I explained what he’d said to me on the phone and obviously he had no recollection of it and put it down to being drunk, awkwardly trying to laugh it off. So I hear his pitch, I loved the industry and went away to prepare a structured but brief email explaining my fee for services requested etc. I used the excel margins marked with the #fuckoff symbol. Expecting that if he paid it that I may as well move into his house. But alas….

It appears he wants the younger version on peanuts, fundamentally just an insult with regards to my intellect at this point… And off he goes, never to be seen again; other than to run someone else’s big company for them… Great, let’s go breed that style of management and give him loads of creative staff to ruin, as he slate’s the boys and tries to screw the girls!!!!

There are 4 or 5 instances in my life where these moments still grate on me. Moments that infest themselves deep within, moments your life could have swung a different way, and I’ve been up since 5am living and re-living these moments, for some reason today…

I don’t want to seem bitter, or hard done by, everyone in life has their own cross to bear and I can’t moan on about missed opportunities as a means of excuse, I must persist to find the comfort-ability I seek. It just feels like a sham sometimes to turn on the smile, when you may have to really hang on for the ride, in getting through a bad day.

I wonder sometimes why people read this, am I narcissistic in some way, just on the basis of having a blog? Does that mean that I inwardly crave the vanity in life that I constantly chastise?

I don’t feel like any want, to sell my ethics out, even if it made me a richer man, I feel that I’m at a point in my life where if I’m not just honest with myself and other people with regards to where I am, then I may just wither and die; living in the false shell for so long has crippled my ability to shield myself the way I used to.

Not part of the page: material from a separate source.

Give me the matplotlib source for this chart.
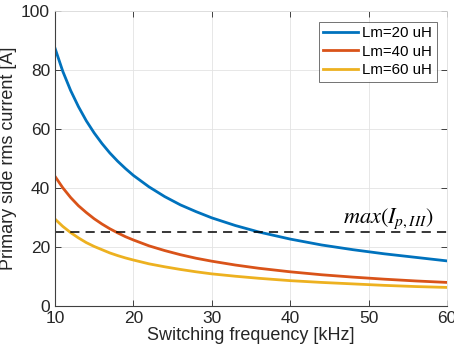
import matplotlib
matplotlib.use("Agg")
import matplotlib.pyplot as plt

freq = [10, 11, 12, 13, 14, 15, 16, 17, 18, 19, 20, 22, 24, 26, 28, 30, 33, 36, 40, 44, 48, 52, 56, 60]
i_lm20 = [87.5, 79.6, 73.1, 67.6, 62.8, 58.7, 55.1, 51.9, 49.1, 46.6, 44.3, 40.4, 37.1, 34.3, 32.0,
          29.9, 27.3, 25.1, 22.7, 20.7, 19.1, 17.7, 16.5, 15.3]
i_lm40 = [44.0, 40.1, 36.8, 34.0, 31.7, 29.6, 27.8, 26.2, 24.8, 23.5, 22.4, 20.4, 18.8, 17.4, 16.2,
          15.2, 13.9, 12.8, 11.6, 10.6, 9.8, 9.1, 8.5, 8.0]
i_lm60 = [29.5, 27.0, 24.9, 23.1, 21.5, 20.2, 19.1, 18.0, 17.1, 16.3, 15.6, 14.3, 13.3, 12.4, 11.6,
          10.9, 10.1, 9.4, 8.6, 8.0, 7.5, 7.0, 6.6, 6.3]
labels = ["Lm=20 uH", "Lm=40 uH", "Lm=60 uH"]
limit = 25
xticks = [10, 20, 30, 40, 50, 60]
yticks = [0, 20, 40, 60, 80, 100]

plt.rcParams['font.family'] = ['Liberation Sans', 'DejaVu Sans']
plt.rcParams['mathtext.fontset'] = 'stix'

fig = plt.figure(figsize=(4.54, 3.59), dpi=100)
ax = fig.add_axes([0.121, 0.1476, 0.8636, 0.8214])

colors = ['#0072BD', '#D95319', '#EDB120']
for y, lab, c in zip([i_lm20, i_lm40, i_lm60], labels, colors):
    ax.plot(freq, y, color=c, lw=2, label=lab)
ax.axhline(limit, color='black', ls=(0, (6, 4)), lw=1.1)
ax.text(58.3, limit + 0.6, r'$max(I_{p,III})$', ha='right', va='bottom', fontsize=16)

ax.set_xlim(10, 60)
ax.set_ylim(0, 100)
ax.set_xticks(xticks)
ax.set_yticks(yticks)
ax.grid(True, color='#e3e3e3', lw=0.6)
ax.set_axisbelow(True)
ax.tick_params(direction='in', top=True, right=True, labelsize=12.5, colors='#262626', length=4, width=0.6)
for s in ['left', 'bottom']:
    ax.spines[s].set_color('#404040')
    ax.spines[s].set_linewidth(0.8)
for s in ['top', 'right']:
    ax.spines[s].set_color('#dddddd')
    ax.spines[s].set_linewidth(0.6)
ax.set_xlabel('Switching frequency [kHz]', fontsize=13, color='#262626', labelpad=1)
ax.set_ylabel('Primary side rms current [A]', fontsize=13, color='#262626', labelpad=3)
leg = ax.legend(loc='upper right', fontsize=10.8, frameon=True, fancybox=False,
                edgecolor='#333333', handlelength=2.3, handletextpad=0.3,
                borderpad=0.3, labelspacing=0.3, bbox_to_anchor=(0.993, 0.99))
leg.get_frame().set_linewidth(0.6)

fig.savefig('out.png', dpi=100)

We look at life in stages, we incentivize ourselves in how we live and every day you see London brimming with the misled, those on their way to the hive, in pursuit of someone else’s honey… Someone they may never even get to see… Someone who considers them a statistic, a plot on a graph, a pie chart… No one want’s to be a pie chart, despite them being the more dynamic of the chart array available on excel.

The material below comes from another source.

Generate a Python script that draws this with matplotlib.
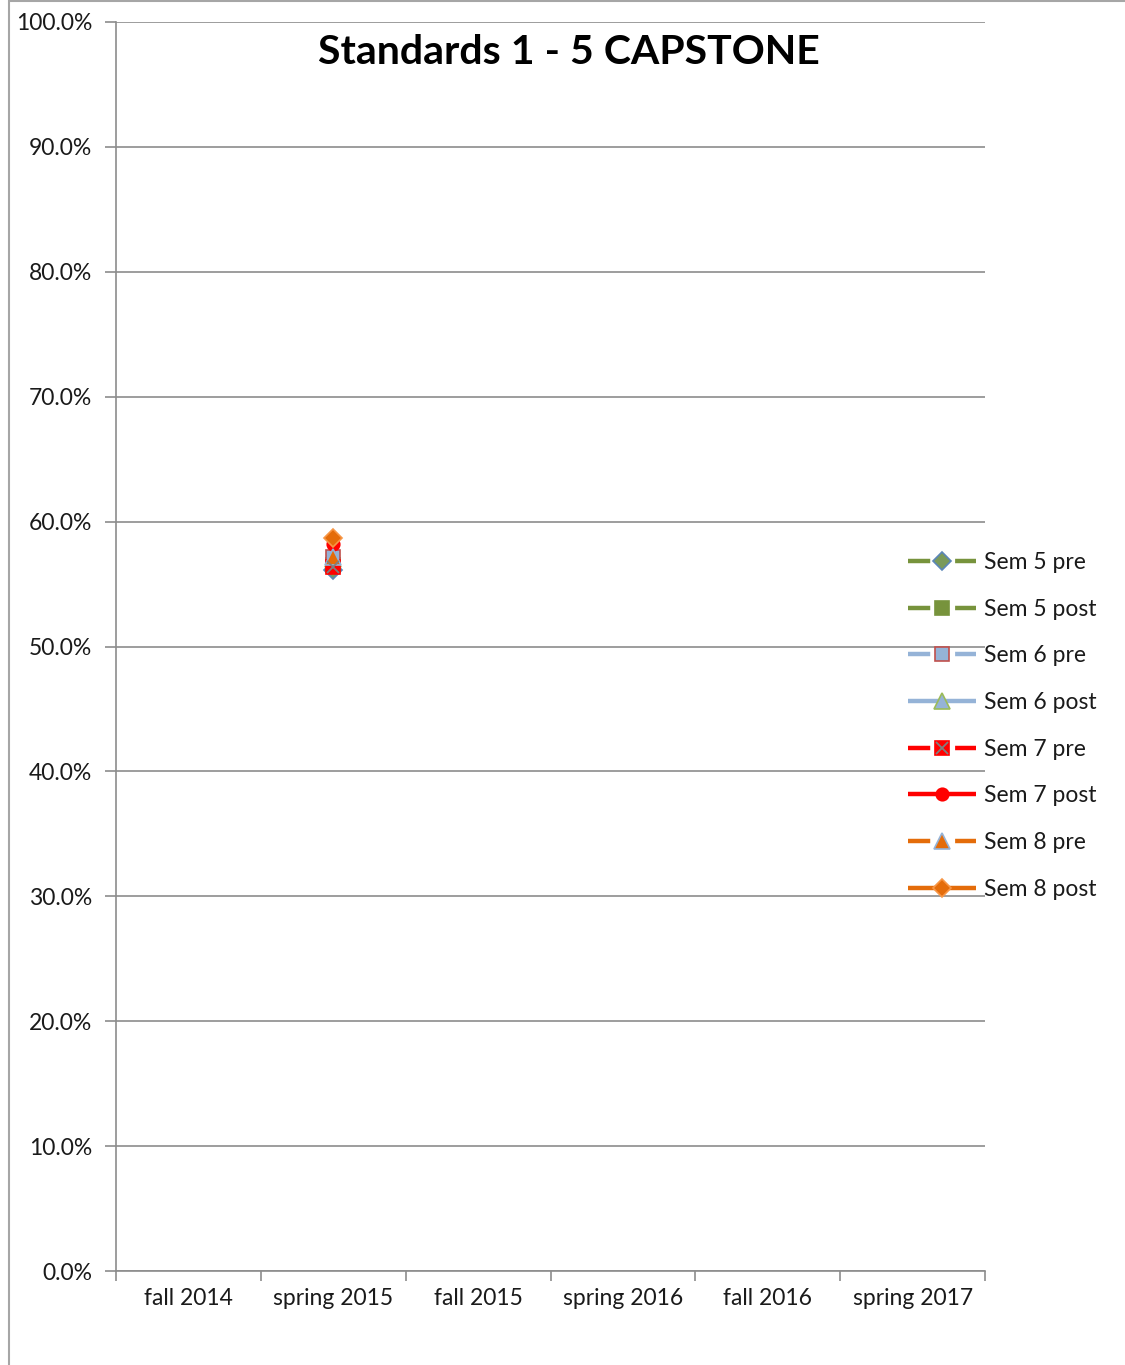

On a serious note we could all be changing the society around us, if everyone just got up and said, “do you know what, no more bullshit, lets work together, let’s take ourselves to account for our misgivings and just try to be better people.”

Here’s a Friday challenge… I want you, if not bored of my explorations by now, to pinpoint one person during the course of your day; it’s the woman who needs help getting her buggy on the train, the girl in the office behind you, where you could have held the door, it’s your management team, because it’s often a darker place having to look after others well being all the time, it’s the IT guy who you may not offer coffee to when you make it for the team, that’s the guy who might care more about the moment, than the mugged offering.

Just do it, there’s no excuse, I’m not asking you to have your wisdom teeth out. I’m asking you to give a shit about life!

Three things will happen when you do this and I will guarantee all of the below…

  1. You will feel good…
  2. The person you help, or invest your time in, will also feel good…
  3. Everyone will feel good…

And surely that’s the point?

Side note: If the three things don’t happen, please assume you’re getting it wrong… and repeat with amendments… (Einsteins definition of insanity, was trying the same thing twice and expecting different results!)

The solution in my eyes to all the hurt we cause one another, is simply to shift mentality, start caring.

Just care about how you personally operate… Be honest with yourself and care about other people, this doesn’t make you weak, it just gives you a better sense of self, and this can only make you stronger and more confident in who you are as an individual.

It’s only in our compassion that we free ourselves… have a happy Friday!